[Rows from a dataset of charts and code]
## BEGIN
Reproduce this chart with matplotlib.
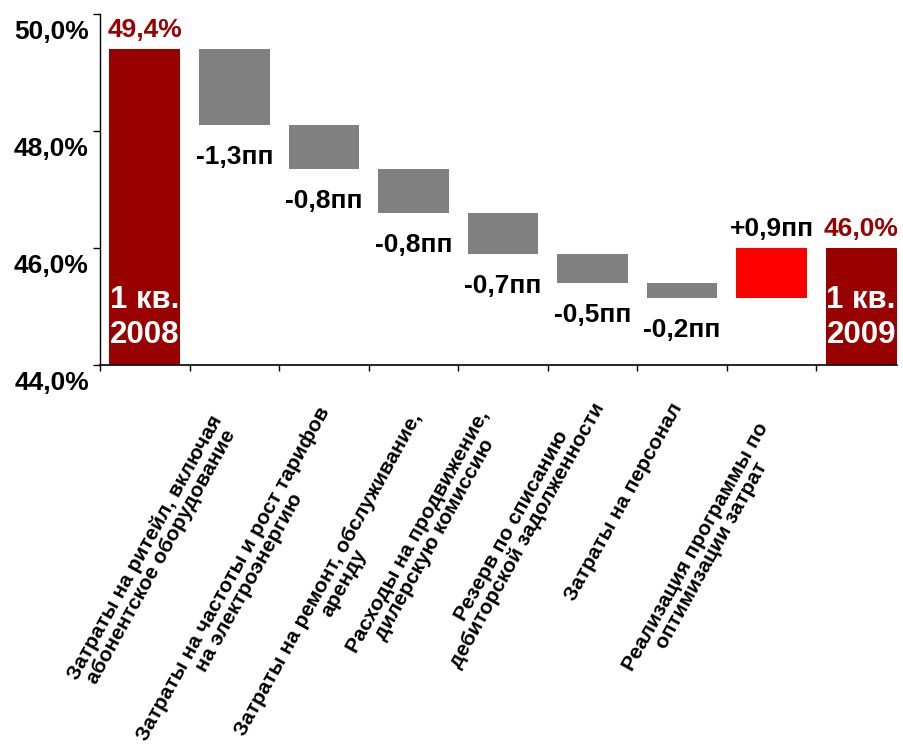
import numpy as np
import matplotlib
matplotlib.use("Agg")
import matplotlib.pyplot as plt
from matplotlib.transforms import ScaledTranslation

plt.rcParams['font.family'] = ['Liberation Sans', 'DejaVu Sans']
plt.rcParams['font.weight'] = 'bold'

# data
categories = ['',
              'Затраты на ритейл, включая\nабонентское оборудование',
              'Затраты на частоты и рост тарифов\nна электроэнергию',
              'Затраты на ремонт, обслуживание,\nаренду',
              'Расходы на продвижение,\nдилерскую комиссию',
              'Резерв по списанию\nдебиторской задолженности',
              'Затраты на персонал',
              'Реализация программы по\nоптимизации затрат',
              '']
total_names = ['1 кв.\n2008', '1 кв.\n2009']
start_value = 49.4
end_value = 46.0
total_labels = ['49,4%', '46,0%']
changes = [-1.3, -0.75, -0.75, -0.7, -0.5, -0.25, 0.85]
change_labels = ['-1,3пп', '-0,8пп', '-0,8пп', '-0,7пп', '-0,5пп', '-0,2пп', '+0,9пп']
yticks = [44, 46, 48, 50]
ytick_labels = ['44,0%', '46,0%', '48,0%', '50,0%']

# small pixel nudges so the rotated labels sit where the original put them
label_nudge = [(0, 0), (2, 3), (20, -6), (22, 0), (0, -3), (10, -19), (-2, -10), (10, 10), (0, 0)]

DARK_RED = '#990000'
GREY = '#808080'
RED = '#FF0000'
BASE = 44.0
W = 0.79

fig = plt.figure(figsize=(9.04, 7.56), dpi=100)
ax = fig.add_axes([100 / 904, 1 - 365 / 756, 797 / 904, (365 - 14.3) / 756])

# totals
n = len(categories)
totals_x = [0, n - 1]
totals_y = [start_value, end_value]
ax.bar(totals_x, [v - BASE for v in totals_y], bottom=BASE, width=W, color=DARK_RED)
for x, v, lab, name in zip(totals_x, totals_y, total_labels, total_names):
    ax.annotate(lab, (x, v), xytext=(0, 8.6), textcoords='offset points',
                ha='center', va='baseline', fontsize=19, color=DARK_RED)
    ax.annotate(name, (x, BASE), xytext=(0, 11), textcoords='offset points',
                ha='center', va='bottom', fontsize=22.5, color='white', linespacing=1.2)

# floating steps
level = start_value
for i, (d, lab) in enumerate(zip(changes, change_labels)):
    x = i + 1
    new_level = level + d
    lo, hi = min(level, new_level), max(level, new_level)
    ax.bar(x, hi - lo, bottom=lo, width=W, color=RED if d > 0 else GREY)
    if d > 0:
        ax.annotate(lab, (x, hi), xytext=(0, 8.6), textcoords='offset points',
                    ha='center', va='baseline', fontsize=19, color='black')
    else:
        ax.annotate(lab, (x, lo), xytext=(0, -14.4), textcoords='offset points',
                    ha='center', va='top', fontsize=19, color='black')
    level = new_level

ax.set_ylim(44, 50)
ax.set_xlim(-0.5, n - 0.6)
for s in ['top', 'right']:
    ax.spines[s].set_visible(False)
ax.spines['left'].set_linewidth(1.0)
ax.spines['bottom'].set_linewidth(1.2)

ax.set_yticks(yticks)
ax.set_yticklabels(ytick_labels, fontsize=19)
ax.tick_params(axis='y', length=5, width=1, pad=3)
offset = ScaledTranslation(0, -15 / 100, fig.dpi_scale_trans)
for t in ax.get_yticklabels():
    t.set_transform(t.get_transform() + offset)

ax.set_xticks(np.arange(n))
ax.set_xticklabels(categories, rotation=61, ha='right', va='top',
                   fontsize=15, multialignment='center', linespacing=0.95)
ax.tick_params(axis='x', which='major', length=0, pad=32)
for t, (dx, dy) in zip(ax.get_xticklabels(), label_nudge):
    t.set_transform(t.get_transform() +
                    ScaledTranslation((6 + dx) / 100, -dy / 100, fig.dpi_scale_trans))
ax.set_xticks(np.arange(-0.5, n - 1), minor=True)
ax.tick_params(axis='x', which='minor', length=4.3, width=1)

fig.savefig('out.png', dpi=100)
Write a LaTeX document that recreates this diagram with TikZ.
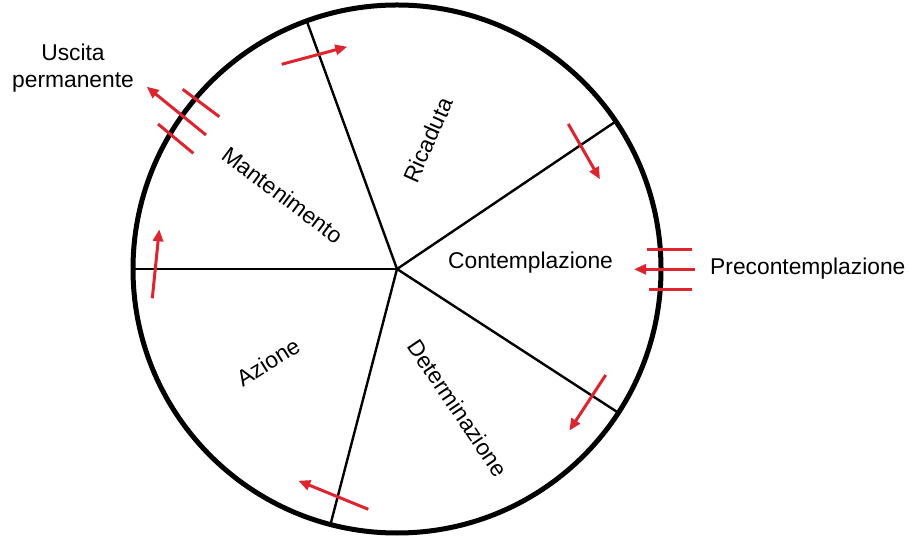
\documentclass[tikz,border=0pt]{standalone}
\usepackage{fontspec}
\setmainfont{Liberation Sans}
\usetikzlibrary{arrows.meta}
\definecolor{arrred}{RGB}{222,36,46}
\tikzset{
  spoke/.style={line width=2.4pt,black},
  rim/.style={line width=5pt,black},
  redarr/.style={line width=3pt,arrred,-{Triangle[length=12pt,width=10pt]}},
  redbar/.style={line width=3pt,arrred},
  lbl/.style={font=\fontsize{22.8}{27}\selectfont,inner sep=0pt}
}
\begin{document}
\begin{tikzpicture}[x=1pt,y=1pt]
\useasboundingbox (0,0) rectangle (909,535);
\coordinate (c) at (397,266);
% spokes
\draw[spoke] (c) -- ++(110:264pt) coordinate (s1);
\draw[spoke] (c) -- ++(34:264pt) coordinate (s2);
\draw[spoke] (c) -- ++(-33:264pt) coordinate (s3);
\draw[spoke] (c) -- ++(-104.6:264pt) coordinate (s4);
\draw[spoke] (c) -- ++(180:264pt) coordinate (s5);
\draw[rim] (c) circle (264pt);
% red arrows
\coordinate (e1) at (206,400); \coordinate (e2) at (146.7,448.3);
\draw[redarr] (e1) -- (e2);
\coordinate (b1) at (182.7,445.7); \coordinate (b2) at (219.3,418.3);
\draw[redbar] (b1) -- (b2);
\coordinate (b3) at (158,411); \coordinate (b4) at (193.3,381.7);
\draw[redbar] (b3) -- (b4);
\coordinate (r1) at (281.7,470.7); \coordinate (r2) at (347.3,488.3);
\draw[redarr] (r1) -- (r2);
\coordinate (k1) at (568.3,411); \coordinate (k2) at (600,355.7);
\draw[redarr] (k1) -- (k2);
\coordinate (p1) at (646.7,285.7); \coordinate (p2) at (691.7,285.7);
\draw[redbar] (p1) -- (p2);
\coordinate (p3) at (695,265.7); \coordinate (p4) at (634,265.7);
\draw[redarr] (p3) -- (p4);
\coordinate (p5) at (649.3,245.7); \coordinate (p6) at (691.7,245.7);
\draw[redbar] (p5) -- (p6);
\coordinate (d1) at (605.7,160); \coordinate (d2) at (569.3,104.3);
\draw[redarr] (d1) -- (d2);
\coordinate (a1) at (368.3,25.7); \coordinate (a2) at (298.3,54.3);
\draw[redarr] (a1) -- (a2);
\coordinate (m1) at (152.3,236.7); \coordinate (m2) at (159.3,305.7);
\draw[redarr] (m1) -- (m2);
% labels
\node[lbl,align=center] (uscita) at (73,467) {Uscita\\permanente};
\node[lbl,anchor=west] (pre) at (710,266) {Precontemplazione};
\node[lbl] (cont) at (530.5,272) {Contemplazione};
\node[lbl,rotate=-37] (mant) at (283,340) {Mantenimento};
\node[lbl,rotate=66] (rica) at (428,395) {Ricaduta};
\node[lbl,rotate=32] (azio) at (268,173) {Azione};
\node[lbl,rotate=-56] (dete) at (458,127) {Determinazione};
\end{tikzpicture}
\end{document}
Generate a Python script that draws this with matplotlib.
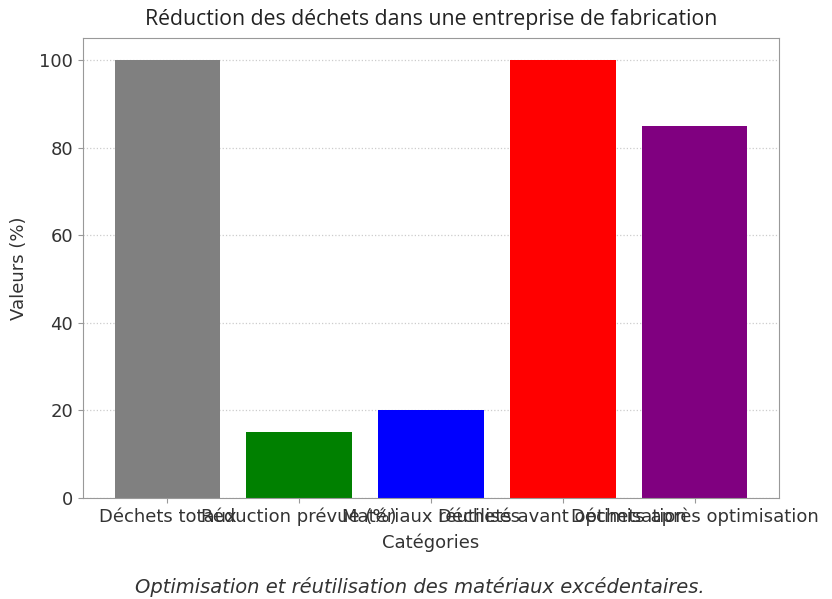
import matplotlib
matplotlib.use("Agg")
import matplotlib.pyplot as plt

categories = ["Déchets totaux", "Réduction prévue (%)", "Matériaux réutilisés",
              "Déchets avant optimisation", "Déchets après optimisation"]
values = [100, 15, 20, 100, 85]
colors = ["gray", "green", "blue", "red", "purple"]

title = "Réduction des déchets dans une entreprise de fabrication"
caption = "Optimisation et réutilisation des matériaux excédentaires."

plt.rcParams["font.family"] = ["DejaVu Sans"]
text_col = "#333333"
edge_col = "#999999"

fig = plt.figure(figsize=(8.32, 5.99), dpi=100)
ax = fig.add_axes([0.0998, 0.1686, 0.8365, 0.768])

ax.bar(categories, values, color=colors, width=0.8, zorder=2)
ax.set_ylim(0, 105)
ax.yaxis.grid(True, linestyle=":", color="#cccccc", linewidth=0.9, zorder=0)

for s in ax.spines.values():
    s.set_color(edge_col)
ax.tick_params(colors=edge_col, labelcolor=text_col, labelsize=13)

ax.set_title(title, fontsize=15.3, color="#222222", pad=9,
             family=["Open Sans", "DejaVu Sans"])
ax.set_xlabel("Catégories", fontsize=13, color=text_col, labelpad=5)
ax.set_ylabel("Valeurs (%)", fontsize=13, color=text_col, labelpad=8)

fig.text(0.505, 0.003, caption, ha="center", va="bottom", fontsize=14,
         style="italic", color=text_col)

fig.savefig("out.png", dpi=100)
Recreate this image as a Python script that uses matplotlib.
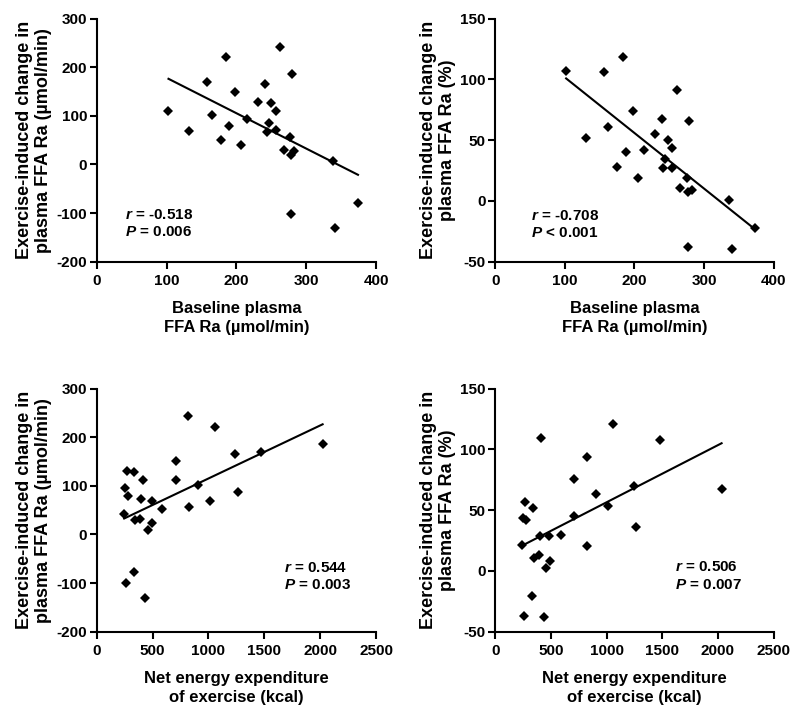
import numpy as np
import matplotlib
matplotlib.use("Agg")
import matplotlib.pyplot as plt

plt.rcParams['font.family'] = ['Liberation Sans', 'DejaVu Sans']
plt.rcParams['font.weight'] = 'bold'
plt.rcParams['axes.unicode_minus'] = False
plt.rcParams['mathtext.fontset'] = 'custom'
plt.rcParams['mathtext.rm'] = 'Liberation Sans:bold'
plt.rcParams['mathtext.it'] = 'Liberation Sans:italic:bold'

# baseline plasma FFA Ra (umol/min) vs change in FFA Ra (umol/min)
base_x1 = [102.7, 131.9, 157.2, 164.4, 177.8, 184.5, 189.2, 198.3, 206.5, 215.5,
           231.3, 240.4, 243.7, 246.6, 249.0, 256.1, 256.1, 262.4, 267.6, 277.2,
           279.1, 278.1, 277.7, 282.9, 337.9, 341.7, 374.2]
chg_abs1 = [109.6, 68.5, 169.2, 101.4, 50.7, 220.5, 80.1, 148.6, 41.1, 93.8,
            129.5, 165.8, 67.8, 85.6, 126.7, 109.6, 71.9, 242.5, 30.8, 56.2,
            185.6, -101.4, 20.5, 27.4, 6.8, -131.5, -78.8]

# baseline plasma FFA Ra vs change in FFA Ra (%)
base_x2 = [101.9, 131.1, 156.5, 162.7, 175.6, 183.7, 187.6, 197.6, 205.3, 214.4,
           229.2, 239.2, 241.6, 244.0, 247.8, 254.1, 254.5, 261.2, 266.0, 275.6,
           278.5, 277.0, 277.5, 282.3, 335.9, 340.7, 373.2]
chg_pct2 = [106.7, 51.9, 105.9, 60.7, 28.1, 118.5, 40.4, 73.8, 19.0, 41.8,
            54.9, 67.8, 27.0, 34.1, 50.0, 43.2, 27.3, 91.6, 10.8, 19.0,
            65.6, -37.7, 7.3, 8.9, 0.7, -39.9, -22.0]

# net energy expenditure (kcal) vs change in FFA Ra (umol/min)
kcal_x3 = [269, 331, 254, 278, 245, 412, 397, 343, 391, 454,
           493, 490, 588, 711, 705, 815, 824, 905, 1015, 1054,
           1240, 1263, 1466, 2022, 257, 331, 436]
chg_abs3 = [130.1, 128.1, 95.9, 79.5, 41.8, 111.6, 73.3, 29.5, 30.8, 8.2,
            22.6, 68.5, 51.4, 150.7, 111.6, 243.8, 56.8, 102.1, 69.2, 221.9,
            166.4, 86.3, 169.9, 186.3, -100.7, -77.4, -131.5]

# net energy expenditure (kcal) vs change in FFA Ra (%)
kcal_x4 = [413, 1059, 1477, 822, 712, 909, 1244, 2033, 1014, 706,
           272, 335, 251, 281, 1268, 404, 487, 589, 245, 825,
           344, 395, 495, 454, 332, 257, 434]
chg_pct4 = [109.2, 121.2, 108.1, 93.8, 75.8, 62.9, 70.0, 67.8, 53.6, 45.1,
            56.6, 51.9, 43.7, 41.8, 35.8, 28.9, 28.9, 29.5, 21.0, 20.7,
            10.3, 12.7, 8.4, 2.1, -21.0, -36.8, -38.2]

stats_r = ['-0.518', '-0.708', '0.544', '0.506']
stats_p = ['= 0.006', '< 0.001', '= 0.003', '= 0.007']

ylab_abs = 'Exercise-induced change in\nplasma FFA Ra (\u00b5mol/min)'
ylab_pct = 'Exercise-induced change in\nplasma FFA Ra (%)'
xlab_base = 'Baseline plasma\nFFA Ra (\u00b5mol/min)'
xlab_kcal = 'Net energy expenditure\nof exercise (kcal)'

panels = [
    dict(x=base_x1, y=chg_abs1, rect=[0.121, 0.635, 0.349, 0.339],
         xlim=(0, 400), xt=np.arange(0, 401, 100), ylim=(-200, 300), yt=np.arange(-200, 301, 100),
         xl=xlab_base, yl=ylab_abs, txy=(41, -103), dy=-36),
    dict(x=base_x2, y=chg_pct2, rect=[0.619, 0.635, 0.348, 0.339],
         xlim=(0, 400), xt=np.arange(0, 401, 100), ylim=(-50, 150), yt=np.arange(-50, 151, 50),
         xl=xlab_base, yl=ylab_pct, txy=(51, -12), dy=-14.5),
    dict(x=kcal_x3, y=chg_abs3, rect=[0.121, 0.119, 0.349, 0.339],
         xlim=(0, 2500), xt=np.arange(0, 2501, 500), ylim=(-200, 300), yt=np.arange(-200, 301, 100),
         xl=xlab_kcal, yl=ylab_abs, txy=(1678, -68), dy=-37),
    dict(x=kcal_x4, y=chg_pct4, rect=[0.619, 0.119, 0.348, 0.339],
         xlim=(0, 2500), xt=np.arange(0, 2501, 500), ylim=(-50, 150), yt=np.arange(-50, 151, 50),
         xl=xlab_kcal, yl=ylab_pct, txy=(1615, 3), dy=-15),
]

fig = plt.figure(figsize=(8, 7.17), dpi=100)

for i, p in enumerate(panels):
    ax = fig.add_axes(p['rect'])
    x = np.array(p['x'])
    y = np.array(p['y'])
    ax.plot(x, y, 'D', color='black', markersize=5.5, markeredgewidth=0, clip_on=False)
    k, b = np.polyfit(x, y, 1)
    xx = np.array([x.min(), x.max()])
    ax.plot(xx, k * xx + b, color='black', linewidth=1.5)

    ax.set_xlim(*p['xlim'])
    ax.set_ylim(*p['ylim'])
    ax.set_xticks(p['xt'])
    ax.set_yticks(p['yt'])
    for s in ['top', 'right']:
        ax.spines[s].set_visible(False)
    for s in ['left', 'bottom']:
        ax.spines[s].set_linewidth(1.5)
    ax.tick_params(direction='out', length=5, width=1.5, labelsize=11, pad=2)
    ax.tick_params(axis='x', pad=4)
    for lab in ax.get_xticklabels() + ax.get_yticklabels():
        lab.set_fontweight('bold')

    ax.set_xlabel(p['xl'], fontsize=12, fontweight='bold', labelpad=9, linespacing=1.38)
    ax.set_ylabel(p['yl'], fontsize=13, fontweight='bold', labelpad=3, linespacing=1.15)

    tx, ty = p['txy']
    ax.text(tx, ty, '$r$ = ' + stats_r[i], fontsize=11, fontweight='bold', va='center', ha='left')
    ax.text(tx, ty + p['dy'], '$P$ ' + stats_p[i], fontsize=11, fontweight='bold', va='center', ha='left')

fig.savefig('out.png', dpi=100)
## END
Problem to solve
Copy the lines above exactly, starting with the line that contains "Recreate this image" and ending with the line that contains "plt.rcParams['mathtext.it'] = 'Liberation", and leave out any pictures.

Result of the task
Recreate this image as a Python script that uses matplotlib.
import numpy as np
import matplotlib
matplotlib.use("Agg")
import matplotlib.pyplot as plt

plt.rcParams['font.family'] = ['Liberation Sans', 'DejaVu Sans']
plt.rcParams['font.weight'] = 'bold'
plt.rcParams['axes.unicode_minus'] = False
plt.rcParams['mathtext.fontset'] = 'custom'
plt.rcParams['mathtext.rm'] = 'Liberation Sans:bold'
plt.rcParams['mathtext.it'] = 'Liberation Sans:italic:bold'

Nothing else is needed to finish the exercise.